And the goals of theta which we can observe - and it maybe has many more goals - is to locate energy and matter in space and time; and to locate, additionally - quite an addition - and create space that you can locate energy and matter in. So when we start in with processing, why, we be very sure that we’re relocating all the time. What’s the biggest trouble he has? That first little trouble you run into with a pc? He can’t move it around. This surprises him a great deal. He knows you need 10 ton trucks, winches, chains, everything else to move something.
Well, now we’ll have to take up time later on but time is a quite finite and very, very easily understandable thing so let’s not stress time right at here, at this point.
Let’s take that as a goal level of theta. This means then in processing to restore self-determinism you make your strongest effort, and actually your only effort, the attainment of the goals of theta, and the goals of theta are its capabilities. Capability is theta. Q one: Theta is… no wave length in it, no position in time and space, has no mass, has no duration, hasn’t any one of these things, but it has the potential or capability of locating in space and time, energy and matter and creating… creating space in which to create energy and matter. And that’s… it’s all there are to it.
Now, that… that… that’s… that’s… how’d… how anyone get to any such a… any… any such a conclusion? Then you’ll… you’ll watch this work… you’ll watch this work with a deadliness that you will begin to wonder, for God’s sakes what have I got my hands on here, every now and then. Because actually it… you’re… you’re working all out.
Now, someday I’ll find a higher Q or you will or somebody else will. They can do something out and beyond and broader than that. And when that is attained, why, we’ll have another big surge forward in capabilities.
But this Q about which I am telling you now was a goal, I said that there were several echelons and that we were going through the second echelon of knowledge with effort processing. And we’re slightly into the fringes of a third echelon. Well, we just busted through the roof of the third echelon.
Now, what lies in the fourth echelon? I don’t know. But I know that visible and usable and for the first time really satisfactorily usable, on a broad level, is this Q-1 because with this, the second you start using this your preclear stops asking that inane question.

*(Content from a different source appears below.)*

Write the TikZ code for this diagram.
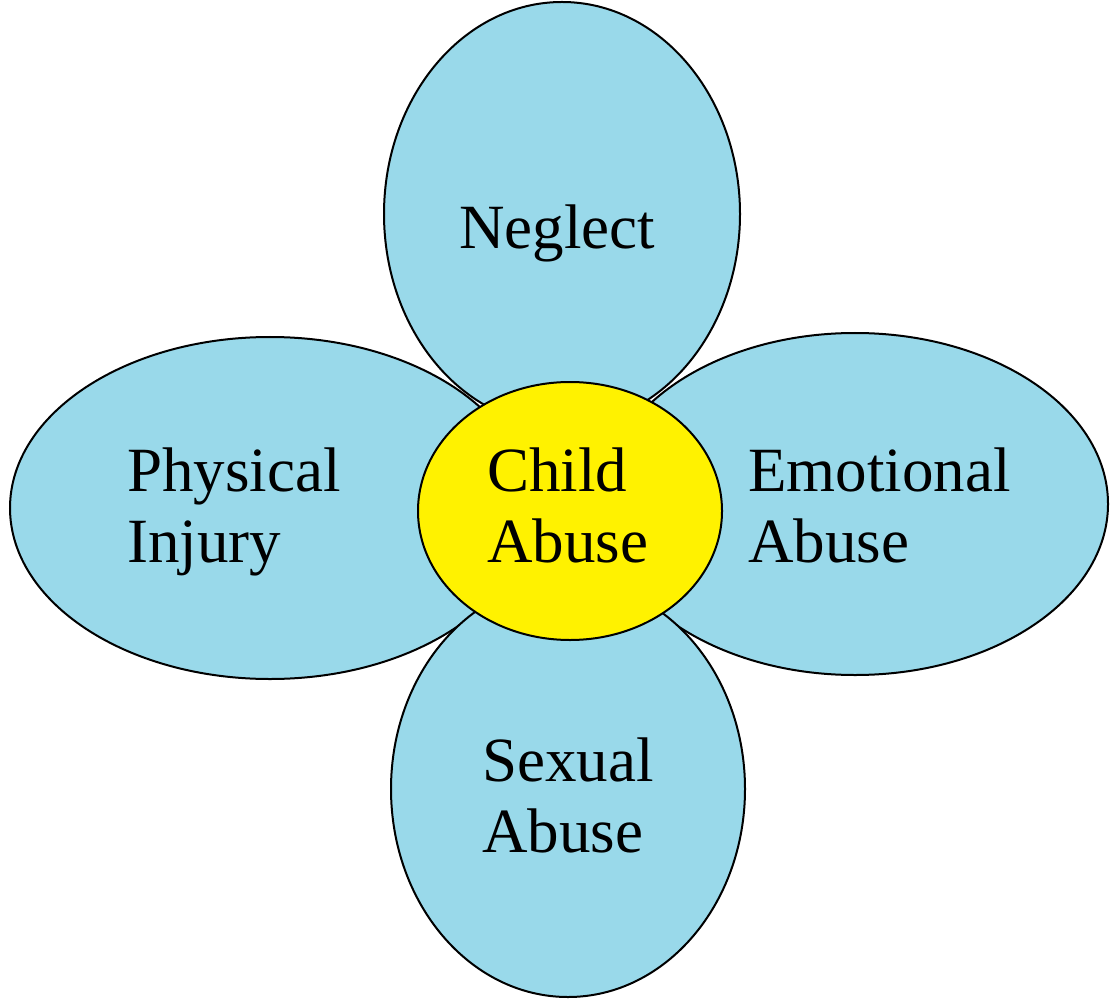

Uh… this question is something. It becomes very hard to understand this question, that anybody would ask this question, but they say, „Why are we here? What is the reason for all this?“
You say, reason, that’s point zero, about, fi… point about fifteen zeros one five or something like that, wave length, capability, perception, reason… „What are you talking about?“
And he’ll say, „What is the reason? What do… What do I… What’s the reason? I mean, why are we here?“
„Well, you mean,“ you say, „prior cause.“ „Oh, you mean there must be a prior cause in this universe?“
„No, no, no, why are we here?“
And you say, „What do you mean by ‘Why are we here’?“
„Well just that. Why are we here?“
You say, „What do you mean by that?“ „Well I want the REASON why we’re here.“
„Well, look, look,“ you say, „Reason has to do with associative processes.“ Now if you could associate anything you would eventually find the association coming back to the same point you left. You could keep going around in this circle, or you could make a spiral out of it, anyway you want to. But when you say the REASON for something, you’re asking for a gradient scale of data. So if you’ve got a gradient scale of data, it takes the space and the time in which to have a gradient scale of data. And this can go round and round this way. Don’t ask about the gradient scale of data in a space and a time because it will wind up with itself always. It can never do otherwise.
Your reason applies to one universe at one time. You would apply reason. Now you have to… before you can have a reason you have to have a rationale. You have to have… have to have a cause.
And when they say, „What is the reason I’m here?“ They’re talking about… Now look. There’s… you well know there is a cause prior to cause. Oh, the Greeks got around this. They did a beautiful job, did a beautiful job of this whole thing. They said, „Hell, now…“
Well, I could probably tell you about a much better one than the Greeks. This Hindu, I’ve mentioned this occasionally in a lecture, the Hindus had an awful time. The priests were asked and asked and asked, „What’s the world like?“
They finally said… they finally said, „Well, the world is a… is a hemisphere,“ and… and people were satisfied with that.
And they finally said, „What’s the hemisphere sitting on?“
And they said, „Well, this hemisphere’s sitting on… humm…“ And they went and did a big study and they came hack and they said, „The hemisphere is sitting on seven pillars.“
That held them for a while and then some wiseacre, some revolutionary went in and busted the whole thing up and he says, „What are the pillars sitting on?“
And… uh… well, the fellow said, the priest said, „Sitting on elephants, sitting on the backs of seven elephants.“
Well… well that stalled off the… the mental, intellectual revolution probably for many centuries until some wiseacre finally says, „Hey, you know, I wonder what those elephants are standing on?“ And he came back and he says to the priests, „What are the elephants standing on?“
And the priests had it all ready and they were already figured this out, see, and they’re just waiting for this, and they… they had it all answered. And they said, „The elephants are standing on a mud turtle and it’s… and the mud turtle is sitting on mud and it’s mud from there on down.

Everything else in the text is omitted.